Bank sampah yang dipimpinya juga ada penangkaran magot. Bibitnya dari DLH Kota Semarang pada 2021 lalu, kini ia kembangkan untuk pangan lele, meski belum mendapatkan keuntungan dari magot secara ekonomi.
“Ya pendapatan dari jual sampah kadang Rp 800 ribu, kadang juga Rp 1,2 juta. Jualnya juga hanya tiap sabtu dan minggu saja,” jelasnya.
Ia berharap agar bank sampah yang ia rintis dapat menginspirasi Desa lain agar ikut andil dalam penanganan sampah di lingkungan sekitar.
Guru Besar Teknik Lingkungan Universitas Diponegoro Semarang Prof. Dr. Ir. Syafrudin CES., M.T mengatakan, sumber persoalan sampah berasal dari pola pemilahan dari tingkat rumah tangga yang tidak baik.
"Masyarakat masih membuang sampah sembarangan dan juga tingkat pelayanan sampah yang terbatas. Maka paradigma dan perilaku masyarakat perlu dirubah," kata Syafrudin dalam diakusi media bertajuk ‘Manusia Berdaya, Berdayakan Sampah’ di balai Kelurahan Polaman, Kecamatan Mijen, Kamis, 10 November 2022.
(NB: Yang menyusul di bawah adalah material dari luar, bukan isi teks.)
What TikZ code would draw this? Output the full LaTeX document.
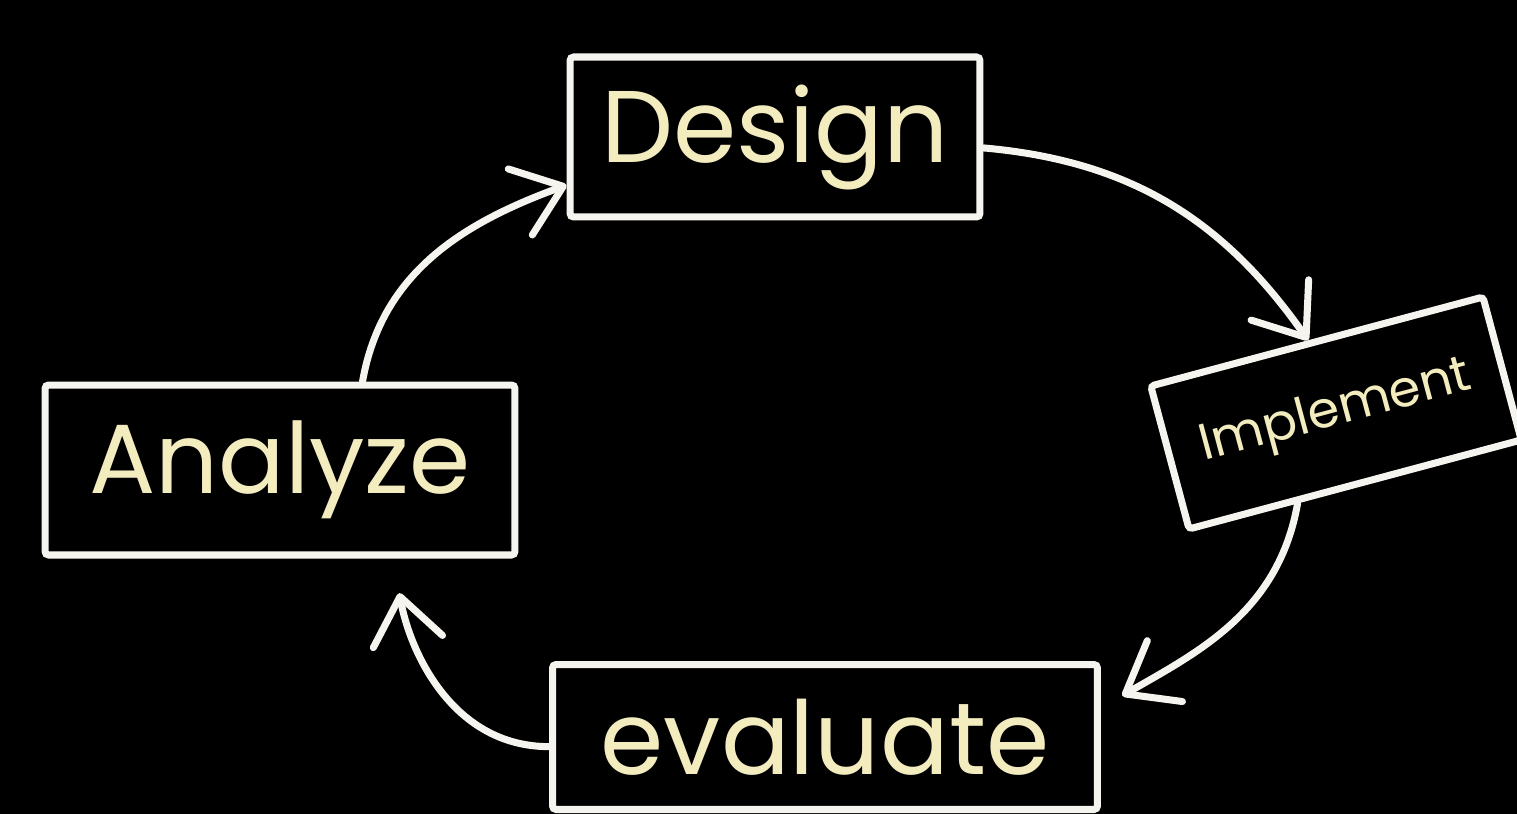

Menurutnya, sudah saatnya masyarakat memilah sampah-sampah yang diproduksi oleh dirinya sendiri. Dengan demikian, selain mengurangi beban, dapat meningkatkan perekonomian.
Permasalahan sampah sudah diatur dalam dalam Undang-undang Nomor 18 Tahun 2008 tentang Pengelolaan Sampah dijelaskan bahwa "setiap orang wajib mengurangi dan menangani sampah dengan cara yang berwawasan lingkungan".